Comedies featuring strong women can be funny and risqué like Bridesmaids or patchy and disappointing such as Like a Boss.

Best friends forever Mia (Tiffany Haddish) and Mel (Rose Byrne) are both happily single. They live together and one even puts toothpaste on the other’s toothbrush. They run their own small cosmetics company – a business they built from the ground up, but which is now in deep financial distress. And then a strange thing happens.

They get an overture from one of the industry’s titans, who is prepared to expunge all their debt and buy out half their company. Whether that be 51 per cent or 49 per cent remains a bone of contention. Of course, things are frequently not as rosy as they purport to be and Claire Luna’s (Salma Hayek) expectations and demands put serious strain on the relationship between these lifelong friends.

In reality, that is what Luna wanted from the outset because it cements her control. Let’s say the beauty business is about to get ugly.

Notwithstanding a couple of choice scenes, including a contentious one involving a baby, much of the supposed humour falls flat. Talking of that, unfortunately the film suffers from several flat patches during which you are desperately waiting for something to happen.

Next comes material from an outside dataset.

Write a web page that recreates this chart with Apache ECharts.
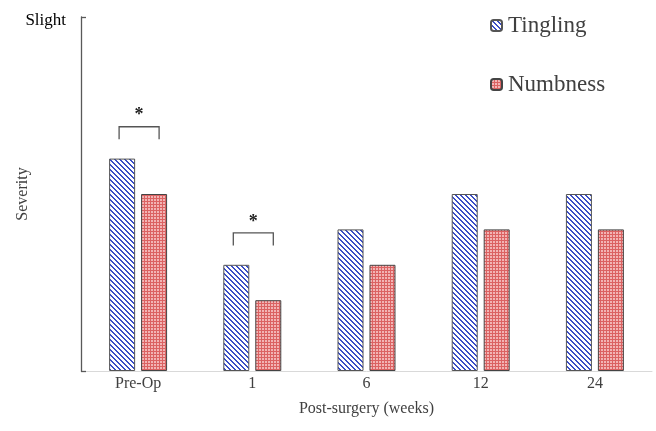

Like a Boss is what I call a try-hard picture. It tries too hard to have an impact and more often than not doesn’t. The filmmakers ran with an idea, but they didn’t have enough content to sustain the premise in any cohesive or meaningful way. It is not as if they don’t have the acting talent at their disposal. Rose Byrne (Bridesmaids) and Tiffany Haddish (Girls Trip) have comedic pedigree, but they can only work with the material they are given. I thought Salma Hayek looked out of place as the cosmetic giant’s head.

The script is thin (it is Sam Pitman and Adam Cole-Kelly’s first screenplay and it shows) and the direction by Miguel Arteta (Beatriz at Dinner) is lacking. I understand this sets out to be a chick flick and the audience I saw it with was made up largely of women, but the laughs in the cinema were decided muted for a reason.

So, a few zingers aside, Like a Boss doesn’t pass muster.

A film about make-up has a lot of making up to do. Problem is it is too late – the blemishes are too ingrained. Rated M.